President Joe Biden and Harris alongside him have made financial, political and strategic support for Ukraine and its military a keystone of their foreign policy over the last three and a half years. Under Biden’s leadership, Congress has sent billions of dollars in munitions, vehicles, arms and other resources to Ukraine to support its defense against Russia’s invasion, a position that can be largely described as the consensus among America’s foreign policy establishment in Washington. Liberal and conservative voices in the national security sphere have both professed the importance of countering Russian aggression in Ukraine and halting further such moves by Moscow in Eastern Europe. Walz was a vocal supporter of this view before joining the Harris 2024 ticket, and that’s not about to change.

Vance, meanwhile, is one of the most vocal Ukraine skeptics in Congress. In unearthed text messages published by The Washington Post on Wednesday, he declared to fringe conspiracy theorist (and Holocaust revisionist) Charles (“Chuck”) Johnson that he “won’t even take calls from Ukraine” and described futile efforts by top Ukrainian officials to discuss the issue of funding bills with his office: “Two very senior guys reached out to me. The head of their intel. The head of the Air Force. Bitching about F16s.”

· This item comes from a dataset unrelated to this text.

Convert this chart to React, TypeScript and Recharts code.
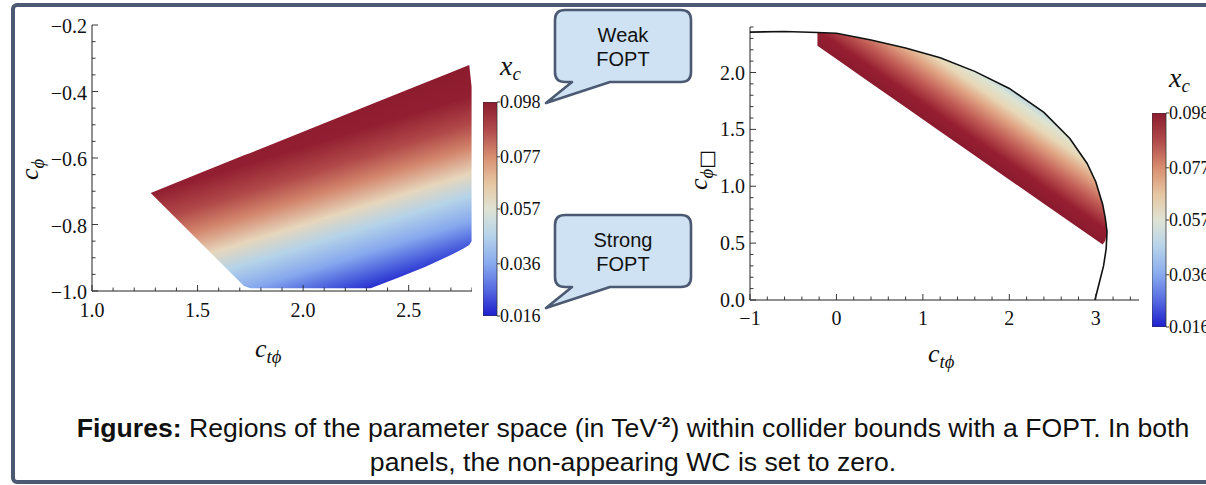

In 2022, he also declared on Steve Bannon’s War Room podcast:  "I gotta be honest with you, I don’t really care what happens to Ukraine one way or another."

China is another issue where the two men differ substantially. Vance is supportive of Trump’s efforts to spark what many experts have called a “trade war” with China, a series of tit-for-tat tariffs aimed at helping US industries.

Walz, meanwhile, has pointed to the need to maintain stable trade relations with China, arguing its importance for US farmers who export crops abroad.